Through this process,
individuals create a network of interactions among individuals. These
individuals contribute to the production of what Goffman called an interaction
order. This network of interactions, both face-to-face and mediated, may
stretch across the whole population of a territory and beyond. My argument is
that in producing this interaction order the individuals also contribute to the
production of the social relations that comprise the ‘macro’ structure of their
society. Adam Smith and Adam Ferguson showed long ago that these relations are
the unintended and often unacknowledged results of the intentional acts of
individuals.
For example, entering
a shop to purchase groceries or clothing contributes to the reproduction of the
relations of consumption and production: market relations, property relations,
employment relations, monetary and credit relations, and so on.

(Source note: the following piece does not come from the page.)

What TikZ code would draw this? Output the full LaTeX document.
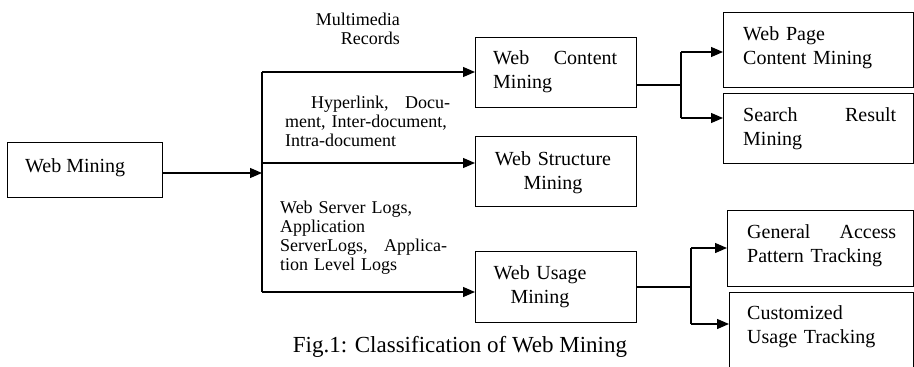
\documentclass[tikz,border=0pt]{standalone}
\usepackage{fontspec}
\setmainfont{Liberation Serif}
\usetikzlibrary{arrows.meta}
\begin{document}
\begin{tikzpicture}[x=1pt,y=-1pt,
  box/.style n args={2}{draw,line width=1.3pt,anchor=north west,minimum width=#1,minimum height=#2,inner sep=0pt},
  lbl/.style={inner sep=0pt,font=\fontsize{18}{19}\selectfont,anchor=base west,align=left},
  btxt/.style={inner sep=0pt,font=\fontsize{20}{24}\selectfont,anchor=base west,align=left},
  arr/.style={line width=1.3pt,-{Triangle[length=12pt,width=10pt]}},
  ln/.style={line width=1.3pt}]
\useasboundingbox (0,0) rectangle (914,367);
\clip (0,0) rectangle (914,367);
% boxes
\node[box={155pt}{55pt}] (wm) at (7,142) {};
\node[box={161pt}{70pt}] (wc) at (475,37) {};
\node[box={161pt}{70pt}] (ws) at (475,136) {};
\node[box={161pt}{71pt}] (wu) at (475,251) {};
\node[box={190pt}{75pt}] (wp) at (723,12) {};
\node[box={190pt}{70pt}] (sr) at (723,93) {};
\node[box={186pt}{76pt}] (ga) at (727,210) {};
\node[box={184pt}{85pt}] (cu) at (729,292) {};
% box texts
\node[btxt] (twm) at (25,172) {Web Mining};
\node[btxt,text width=124pt] (twc) at (493,64) {Web\hfill Content\\Mining};
\node[btxt,text width=140pt,align=center,anchor=base] (tws) at (553,165) {Web Structure\\Mining};
\node[btxt,text width=140pt,align=center,anchor=base] (twu) at (540,279) {Web Usage\\Mining};
\node[btxt,text width=160pt] (twp) at (743,40) {Web Page\\Content Mining};
\node[btxt,text width=153pt] (tsr) at (743,121) {Search\hfill Result\\Mining};
\node[btxt,text width=149pt] (tga) at (747,238) {General\hfill Access\\Pattern Tracking};
\node[btxt,text width=160pt] (tcu) at (747,319) {Customized\\Usage Tracking};
% labels
\node[lbl,text width=90pt,align=right,anchor=base east] (lmm) at (400,25) {Multimedia\\Records};
\node[lbl,text width=165pt] (lhl) at (285,108) {\hspace*{26pt}Hyperlink,\hfill Docu-\\ment, Inter-document,\\Intra-document};
\node[lbl,text width=167pt] (lws) at (280,213) {Web Server Logs,\\Application\\ServerLogs,\hfill Applica-\\tion Level Logs};
\node[inner sep=0pt,font=\fontsize{23}{26}\selectfont,anchor=base] (cap) at (460,352) {Fig.1: Classification of Web Mining};
% connectors
\coordinate (j) at (262,173);
\coordinate (b1) at (262,72);
\coordinate (b2) at (262,163);
\coordinate (b3) at (262,292);
\draw[arr] (wm.east |- j) -- (j);
\draw[ln] (b1) -- (b3);
\draw[arr] (b1) -- (b1 -| wc.west);
\draw[arr] (b2) -- (b2 -| ws.west);
\draw[arr] (b3) -- (b3 -| wu.west);
\coordinate (c1) at (681,85);
\coordinate (c1t) at (681,52);
\coordinate (c1b) at (681,118);
\draw[ln] (wc.east |- c1) -- (c1);
\draw[ln] (c1t) -- (c1b);
\draw[arr] (c1t) -- (c1t -| wp.west);
\draw[arr] (c1b) -- (c1b -| sr.west);
\coordinate (c2) at (691,287);
\coordinate (c2t) at (691,248);
\coordinate (c2b) at (691,324);
\draw[ln] (wu.east |- c2) -- (c2);
\draw[ln] (c2t) -- (c2b);
\draw[arr] (c2t) -- (c2t -| ga.west);
\draw[arr] (c2b) -- (c2b -| cu.west);
\end{tikzpicture}
\end{document}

Similarly,
making tax payments, drawing benefits, and engaging with polling station staff
to cast a vote contribute to the production of political relations of
governance: relations of citizenship, enforceable rights, relations of political
representation, and so on.
Thus, we may identify
property, employment, and monetary relations and also see these, in their
combination, defining class relations. We may identify relations of schooling
and examination, relations of parenting and socialisation, etc. And we may see
all of these as involved in the movement of the individuals from one occupation
to another and so as comprising , in their combination, relations of social
mobility. We can study the mobility structures through the statistical
associations among occupational categories, as the statistical rates that are
the externally measurable reflection of the ‘social facts’ of occupational
structure and social mobility. The structures of relations are real but not
substantive. It is in this sense that Karl Mannheim in his 1932 essay ‘Towards
a Sociology of the Mind’ said that ‘capitalism’ can be seen as ‘a system of
patterns which govern the relevant actions of the individual’ and which ‘exists
only in a fluid state of interlocking actions’.
Thus, the outcome of
interaction is a social structure of ‘macro’ relations that exist virtually
within (that are ‘underlying’) the interaction order. This is the relational
structure of a society, a structure of institutions and other ‘structural
parts’ that underpin individual actions. It was, again, Mannheim who said that
‘The problems and alternatives which the single individual faces in his actions
are presented to him in a given social framework. It is this framework which
structures the role of the person and in which his actions and expressions take
on a new sense’.
In my next post I
will look further at the nature of social structure.
Originally Posted July 30 2017.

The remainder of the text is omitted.